╭─ SUPPLIED ENTRIES

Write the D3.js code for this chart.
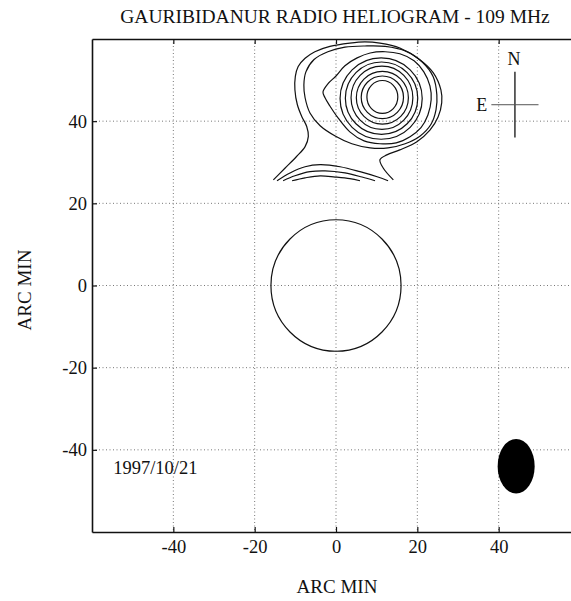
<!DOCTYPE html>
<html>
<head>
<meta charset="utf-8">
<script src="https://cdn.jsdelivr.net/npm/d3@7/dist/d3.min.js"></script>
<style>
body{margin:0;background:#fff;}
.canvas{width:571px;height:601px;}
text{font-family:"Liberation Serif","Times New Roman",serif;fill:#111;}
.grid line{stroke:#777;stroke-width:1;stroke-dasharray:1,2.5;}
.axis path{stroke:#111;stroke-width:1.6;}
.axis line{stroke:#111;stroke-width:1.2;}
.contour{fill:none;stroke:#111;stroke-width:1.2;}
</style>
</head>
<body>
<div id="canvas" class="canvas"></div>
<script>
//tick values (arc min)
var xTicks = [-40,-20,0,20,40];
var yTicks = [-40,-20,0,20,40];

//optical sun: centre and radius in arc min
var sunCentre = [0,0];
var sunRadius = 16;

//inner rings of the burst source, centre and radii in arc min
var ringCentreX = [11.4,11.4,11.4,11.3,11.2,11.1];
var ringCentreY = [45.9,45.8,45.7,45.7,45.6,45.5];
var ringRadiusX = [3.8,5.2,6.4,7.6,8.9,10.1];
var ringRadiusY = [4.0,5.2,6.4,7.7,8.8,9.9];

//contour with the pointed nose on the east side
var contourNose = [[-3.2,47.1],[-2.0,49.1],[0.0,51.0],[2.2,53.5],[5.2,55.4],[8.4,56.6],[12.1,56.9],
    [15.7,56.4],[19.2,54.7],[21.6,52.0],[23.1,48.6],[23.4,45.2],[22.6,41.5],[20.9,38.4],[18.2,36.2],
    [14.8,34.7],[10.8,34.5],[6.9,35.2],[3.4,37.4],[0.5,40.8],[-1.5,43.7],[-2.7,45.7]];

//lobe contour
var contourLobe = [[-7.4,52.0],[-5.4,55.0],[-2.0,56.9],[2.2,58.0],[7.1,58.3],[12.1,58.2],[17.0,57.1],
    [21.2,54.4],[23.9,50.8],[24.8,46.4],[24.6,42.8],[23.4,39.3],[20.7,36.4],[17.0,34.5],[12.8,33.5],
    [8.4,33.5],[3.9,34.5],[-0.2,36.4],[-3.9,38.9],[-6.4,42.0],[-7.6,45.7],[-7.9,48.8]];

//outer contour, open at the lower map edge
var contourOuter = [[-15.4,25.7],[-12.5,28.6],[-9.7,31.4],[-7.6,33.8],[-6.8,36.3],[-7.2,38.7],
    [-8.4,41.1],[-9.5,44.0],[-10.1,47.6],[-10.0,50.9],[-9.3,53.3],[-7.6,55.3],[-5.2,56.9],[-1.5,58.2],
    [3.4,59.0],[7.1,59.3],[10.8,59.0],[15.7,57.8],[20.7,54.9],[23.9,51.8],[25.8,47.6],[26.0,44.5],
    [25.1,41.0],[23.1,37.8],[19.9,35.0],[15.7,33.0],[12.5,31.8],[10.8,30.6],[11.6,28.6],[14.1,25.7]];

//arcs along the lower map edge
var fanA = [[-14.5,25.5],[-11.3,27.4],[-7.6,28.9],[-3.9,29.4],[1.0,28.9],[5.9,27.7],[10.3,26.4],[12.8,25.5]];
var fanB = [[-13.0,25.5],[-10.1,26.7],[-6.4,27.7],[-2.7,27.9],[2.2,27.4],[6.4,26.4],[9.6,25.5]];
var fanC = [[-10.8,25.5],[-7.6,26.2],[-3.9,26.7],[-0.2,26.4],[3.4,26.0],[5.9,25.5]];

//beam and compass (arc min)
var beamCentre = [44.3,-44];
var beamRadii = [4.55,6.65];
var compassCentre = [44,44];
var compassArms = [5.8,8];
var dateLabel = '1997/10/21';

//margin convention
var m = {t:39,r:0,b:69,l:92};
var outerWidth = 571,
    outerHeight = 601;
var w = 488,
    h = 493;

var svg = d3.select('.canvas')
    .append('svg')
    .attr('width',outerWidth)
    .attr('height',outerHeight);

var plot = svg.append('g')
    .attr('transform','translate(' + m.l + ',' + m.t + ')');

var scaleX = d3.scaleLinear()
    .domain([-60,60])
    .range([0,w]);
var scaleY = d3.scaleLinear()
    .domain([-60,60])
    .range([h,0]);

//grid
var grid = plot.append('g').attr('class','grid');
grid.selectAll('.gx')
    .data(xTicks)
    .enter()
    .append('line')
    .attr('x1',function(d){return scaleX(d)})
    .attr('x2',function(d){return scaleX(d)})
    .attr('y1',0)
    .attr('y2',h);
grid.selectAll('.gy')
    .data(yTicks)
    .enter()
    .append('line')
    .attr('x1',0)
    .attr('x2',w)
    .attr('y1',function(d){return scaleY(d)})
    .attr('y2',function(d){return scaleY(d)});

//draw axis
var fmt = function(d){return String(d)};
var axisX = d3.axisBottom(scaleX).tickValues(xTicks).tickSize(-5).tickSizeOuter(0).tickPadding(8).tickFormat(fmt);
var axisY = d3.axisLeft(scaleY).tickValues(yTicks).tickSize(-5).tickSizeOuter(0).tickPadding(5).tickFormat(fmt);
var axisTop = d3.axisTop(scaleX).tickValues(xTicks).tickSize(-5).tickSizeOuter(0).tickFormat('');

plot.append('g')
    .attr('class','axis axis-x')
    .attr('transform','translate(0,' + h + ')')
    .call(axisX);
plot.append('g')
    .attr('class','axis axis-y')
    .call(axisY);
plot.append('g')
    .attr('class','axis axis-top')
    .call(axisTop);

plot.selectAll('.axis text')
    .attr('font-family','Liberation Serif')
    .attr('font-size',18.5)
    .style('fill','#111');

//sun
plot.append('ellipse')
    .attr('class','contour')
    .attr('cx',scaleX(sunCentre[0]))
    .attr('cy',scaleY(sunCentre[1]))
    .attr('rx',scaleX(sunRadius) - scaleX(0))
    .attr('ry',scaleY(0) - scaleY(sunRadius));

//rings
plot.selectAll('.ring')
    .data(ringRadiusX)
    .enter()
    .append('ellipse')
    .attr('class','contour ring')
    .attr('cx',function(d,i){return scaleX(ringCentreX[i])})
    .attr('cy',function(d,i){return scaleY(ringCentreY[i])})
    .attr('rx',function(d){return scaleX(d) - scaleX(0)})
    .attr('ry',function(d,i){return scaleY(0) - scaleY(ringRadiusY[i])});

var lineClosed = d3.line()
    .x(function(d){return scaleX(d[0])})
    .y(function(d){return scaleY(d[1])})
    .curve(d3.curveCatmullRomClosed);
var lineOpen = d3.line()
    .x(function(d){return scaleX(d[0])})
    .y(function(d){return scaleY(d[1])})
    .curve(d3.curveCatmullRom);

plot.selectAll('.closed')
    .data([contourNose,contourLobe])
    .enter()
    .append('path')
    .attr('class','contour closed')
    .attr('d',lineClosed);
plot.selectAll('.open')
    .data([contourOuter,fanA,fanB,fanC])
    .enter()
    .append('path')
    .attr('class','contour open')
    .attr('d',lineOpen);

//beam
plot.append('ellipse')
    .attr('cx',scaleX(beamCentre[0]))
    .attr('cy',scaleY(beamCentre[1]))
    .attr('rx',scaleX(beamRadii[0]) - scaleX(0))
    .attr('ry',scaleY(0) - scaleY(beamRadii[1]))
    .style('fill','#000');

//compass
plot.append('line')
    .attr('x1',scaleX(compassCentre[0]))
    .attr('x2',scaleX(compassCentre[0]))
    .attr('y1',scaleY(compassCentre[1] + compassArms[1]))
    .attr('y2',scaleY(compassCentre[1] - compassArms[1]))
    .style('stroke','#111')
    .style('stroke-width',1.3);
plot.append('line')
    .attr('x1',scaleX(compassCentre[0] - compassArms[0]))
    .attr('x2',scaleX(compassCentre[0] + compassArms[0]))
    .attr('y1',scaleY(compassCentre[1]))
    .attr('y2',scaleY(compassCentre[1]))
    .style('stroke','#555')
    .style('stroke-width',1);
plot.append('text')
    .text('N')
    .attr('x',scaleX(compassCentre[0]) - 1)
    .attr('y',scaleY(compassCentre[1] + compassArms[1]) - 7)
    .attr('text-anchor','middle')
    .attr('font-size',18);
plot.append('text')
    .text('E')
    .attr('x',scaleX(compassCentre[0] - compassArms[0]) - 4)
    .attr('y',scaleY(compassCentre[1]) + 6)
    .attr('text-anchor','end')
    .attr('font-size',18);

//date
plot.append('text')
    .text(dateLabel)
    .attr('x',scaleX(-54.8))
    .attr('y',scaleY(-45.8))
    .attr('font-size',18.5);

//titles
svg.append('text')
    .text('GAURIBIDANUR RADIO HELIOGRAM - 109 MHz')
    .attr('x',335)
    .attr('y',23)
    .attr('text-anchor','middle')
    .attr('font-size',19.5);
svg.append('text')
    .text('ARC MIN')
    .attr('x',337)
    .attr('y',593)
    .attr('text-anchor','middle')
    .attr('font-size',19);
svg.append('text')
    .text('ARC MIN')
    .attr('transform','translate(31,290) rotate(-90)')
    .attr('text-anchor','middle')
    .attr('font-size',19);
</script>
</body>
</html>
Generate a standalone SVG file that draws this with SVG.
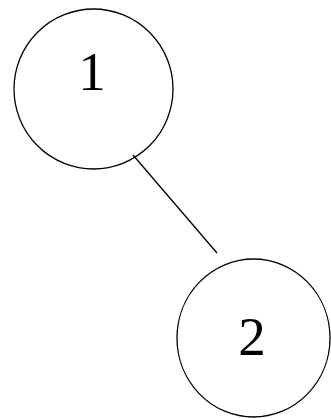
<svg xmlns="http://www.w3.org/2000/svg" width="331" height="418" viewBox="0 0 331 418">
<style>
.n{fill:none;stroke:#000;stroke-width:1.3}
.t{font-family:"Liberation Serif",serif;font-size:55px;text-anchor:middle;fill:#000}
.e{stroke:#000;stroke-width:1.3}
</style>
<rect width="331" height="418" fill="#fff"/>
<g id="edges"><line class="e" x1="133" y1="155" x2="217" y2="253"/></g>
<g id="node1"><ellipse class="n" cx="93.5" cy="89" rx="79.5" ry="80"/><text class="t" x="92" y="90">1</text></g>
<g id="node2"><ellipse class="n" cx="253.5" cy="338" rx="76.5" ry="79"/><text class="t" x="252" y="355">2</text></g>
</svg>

╰─

▶ TASK BRIEF: From the first line above down to the line with "var yTicks = [-40,-20,0,20,40];", reproduce every line and no others, omitting pictures.

▶ RESULT OF THIS EXERCISE:
Write the D3.js code for this chart.
<!DOCTYPE html>
<html>
<head>
<meta charset="utf-8">
<script src="https://cdn.jsdelivr.net/npm/d3@7/dist/d3.min.js"></script>
<style>
body{margin:0;background:#fff;}
.canvas{width:571px;height:601px;}
text{font-family:"Liberation Serif","Times New Roman",serif;fill:#111;}
.grid line{stroke:#777;stroke-width:1;stroke-dasharray:1,2.5;}
.axis path{stroke:#111;stroke-width:1.6;}
.axis line{stroke:#111;stroke-width:1.2;}
.contour{fill:none;stroke:#111;stroke-width:1.2;}
</style>
</head>
<body>
<div id="canvas" class="canvas"></div>
<script>
//tick values (arc min)
var xTicks = [-40,-20,0,20,40];
var yTicks = [-40,-20,0,20,40];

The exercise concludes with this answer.